When software engineer Mostafa Jafarzadeh was offered a chance by his company to transfer to its Californian headquarters in the United States late last year, he jumped at the "once-in-a-lifetime opportunity".
But with the order issued by United States President Donald Trump restricting people from seven Muslim-majority countries from entering the US, including Iran where Mr Jafarzadeh is from, he may have to pass up his dreams of going to California, which is "as close as it gets to where all the cool technologies were born".
The 30-year-old, who has been working for an Internet of Things software and services company in Singapore since last June, is pessimistic about the prospects of the ban being lifted before April 1, which is when he is due to apply for his work visa.
Uncertainty has loomed large for other Singapore residents like him, who have been affected by the order. There are no official figures available on how many citizens of Iran, Iraq, Libya, Somalia, Sudan, Syria and Yemen are living here and could be affected by the ban.
But The Sunday Times understands that Iranians likely form the largest group, with about 500 who are working and studying here. Other groups, such as Iraqis, are possibly much smaller in number, with Iraqi expatriates estimating that they number less than 50 here.
Under the new US order, people from these countries are barred from entry to the US for at least 90 days, since Jan 27, when the order was issued. But last Friday, a Seattle federal judge put a nationwide block on the executive order.
It remains a waiting game for those affected by the travel ban. Some academics said that they will have to put on hold plans to attend conferences in the US. Other citizens from the affected countries had to postpone plans to see family.

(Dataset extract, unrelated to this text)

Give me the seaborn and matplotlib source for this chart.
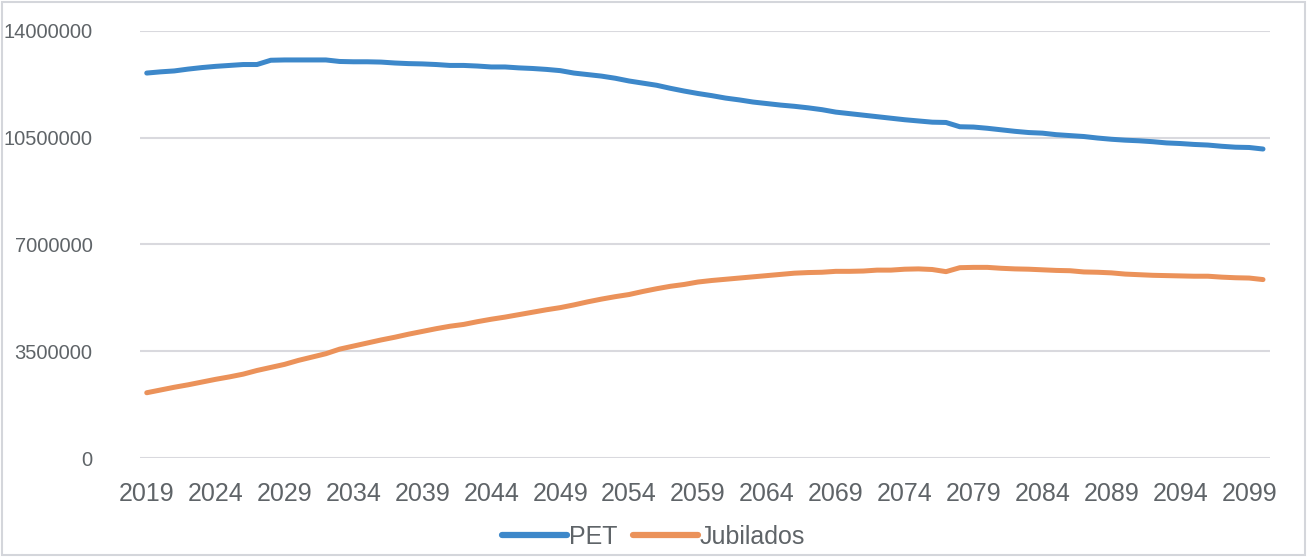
import matplotlib
matplotlib.use("Agg")
import matplotlib.pyplot as plt
from matplotlib.patches import Rectangle
from matplotlib.ticker import FixedLocator, FuncFormatter
import numpy as np
import pandas as pd
import seaborn as sns

# Years of the projection
years = list(range(2019, 2101))

# Working-age population (PET), in millions
pet_millions = [
    12.62, 12.66, 12.69, 12.75, 12.80, 12.84, 12.87, 12.90, 12.90, 13.04,
    13.05, 13.05, 13.05, 13.05, 13.00, 12.99, 12.99, 12.98, 12.95, 12.93,
    12.92, 12.90, 12.87, 12.87, 12.85, 12.82, 12.82, 12.79, 12.77, 12.74,
    12.70, 12.62, 12.57, 12.52, 12.45, 12.36, 12.29, 12.22, 12.12, 12.03,
    11.95, 11.88, 11.80, 11.74, 11.67, 11.62, 11.57, 11.53, 11.48, 11.42,
    11.34, 11.29, 11.24, 11.19, 11.14, 11.09, 11.05, 11.01, 11.00, 10.86,
    10.85, 10.81, 10.76, 10.71, 10.67, 10.65, 10.60, 10.57, 10.54, 10.49,
    10.45, 10.42, 10.40, 10.37, 10.33, 10.31, 10.28, 10.26, 10.22, 10.19,
    10.18, 10.13,
]

# Retirees (Jubilados), in millions
jubilados_millions = [
    2.14, 2.23, 2.32, 2.40, 2.49, 2.58, 2.66, 2.75, 2.87, 2.97,
    3.07, 3.20, 3.31, 3.42, 3.57, 3.67, 3.77, 3.87, 3.96, 4.06,
    4.15, 4.24, 4.32, 4.38, 4.47, 4.55, 4.62, 4.70, 4.78, 4.86,
    4.93, 5.02, 5.12, 5.21, 5.29, 5.36, 5.46, 5.55, 5.63, 5.69,
    5.77, 5.82, 5.86, 5.90, 5.94, 5.98, 6.02, 6.06, 6.08, 6.09,
    6.12, 6.12, 6.13, 6.16, 6.16, 6.19, 6.20, 6.18, 6.11, 6.24,
    6.25, 6.25, 6.22, 6.20, 6.19, 6.17, 6.15, 6.14, 6.10, 6.09,
    6.07, 6.03, 6.01, 5.99, 5.98, 5.97, 5.96, 5.96, 5.93, 5.91,
    5.90, 5.85,
]

series_names = ["PET", "Jubilados"]
y_ticks = [0, 3500000, 7000000, 10500000, 14000000]
x_ticks = list(range(2019, 2100, 5))

df = pd.concat([
    pd.DataFrame({"Año": years, "Personas": np.array(pet_millions) * 1e6, "Serie": series_names[0]}),
    pd.DataFrame({"Año": years, "Personas": np.array(jubilados_millions) * 1e6, "Serie": series_names[1]}),
])

sns.set_theme(style="white")
plt.rcParams["font.family"] = ["Liberation Sans", "DejaVu Sans"]

fig = plt.figure(figsize=(13.07, 5.57), dpi=100)
ax = fig.add_axes([0.107, 0.1777, 0.8646, 0.7667])

palette = {"PET": "#3D88CA", "Jubilados": "#EB925A"}
sns.lineplot(data=df, x="Año", y="Personas", hue="Serie", palette=palette,
             linewidth=3.6, ax=ax, solid_capstyle="round", solid_joinstyle="round")

ax.set_xlim(2018.5, 2100.5)
ax.set_ylim(0, 14000000)
ax.yaxis.set_major_locator(FixedLocator(y_ticks))
ax.yaxis.set_major_formatter(FuncFormatter(lambda v, p: f"{int(v)}"))
ax.xaxis.set_major_locator(FixedLocator(x_ticks))
ax.xaxis.set_major_formatter(FuncFormatter(lambda v, p: f"{int(round(v))}"))

ax.grid(axis="y", color="#D9D9DE", linewidth=1.5)
ax.grid(axis="x", visible=False)
ax.set_axisbelow(True)
for s in ax.spines.values():
    s.set_visible(False)

ax.tick_params(axis="y", length=0, pad=34, labelsize=14.5, labelcolor="#5F6468")
ax.tick_params(axis="x", length=0, pad=17, labelsize=18, labelcolor="#5F6468")
ax.set_xlabel("")
ax.set_ylabel("")

ax.legend_.remove()
handles, labels = ax.get_legend_handles_labels()
leg = fig.legend(handles, labels, loc="center", bbox_to_anchor=(0.5, 0.036),
                 ncol=2, frameon=False, fontsize=18, handlelength=2.6,
                 handletextpad=0.1, columnspacing=0.6)
for t in leg.get_texts():
    t.set_color("#5F6468")
for h in leg.get_lines():
    h.set_linewidth(4.5)

fig.patches.append(Rectangle((0.0015, 0.003), 0.997, 0.994, transform=fig.transFigure,
                             fill=False, edgecolor="#D4D6DB", linewidth=1.5))

fig.savefig("out.png", dpi=100)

While the executive order is being implemented by the US Embassy here, embassy spokesman Camille Dawson told The Sunday Times that the US Department of Homeland Security and State Department "may, when in the national interest, issue visas or allow entry to nationals of countries for which visas and entry are otherwise blocked under this executive order".
She added that the two departments are working closely to identify exceptions to this executive order and will provide additional details when they are available.
American Randy Olsen, 39, had planned to relocate to the US this month with his Iraqi-born wife, who obtained her green card after a two-year process. On Wednesday, he told The Sunday Times that he had contacted the US Embassy here and is waiting to hear back from them about whether they can go ahead with their plans.
Iranian research fellow Amir Hosein Sakhaei, 31, a PhD holder in mechanical engineering from the National University of Singapore who works here, said he is "sad about the racist executive order".
As a research scientist working in academia, he travels to the US about once a year to attend conferences.
"When you find something new in my field, it's very important that you can present it to others. The majority of conferences are in the US," he said.
Mr Jafarzadeh, who frequently meets clients in the US and now cannot go on work trips there, also has similar worries about its impact on his position at work.
While Emirates airline said that it has made "necessary adjustments" to its crewing to comply with the latest US requirements, several Singaporean organisations interviewed by The Sunday Times said that they are largely unaffected.
Singapore Airlines said that it has no crew members who are from the affected seven countries.
On concerns about whether US visa applications for Singaporeans will be affected, Ms Dawson said there has been no change in the availability of visas or the Visa Waiver Programme for Singaporeans.
She added that the US Embassy in Singapore "treats all Singaporean travellers equally, regardless of ethnic or religious background", when it comes to assessing applications.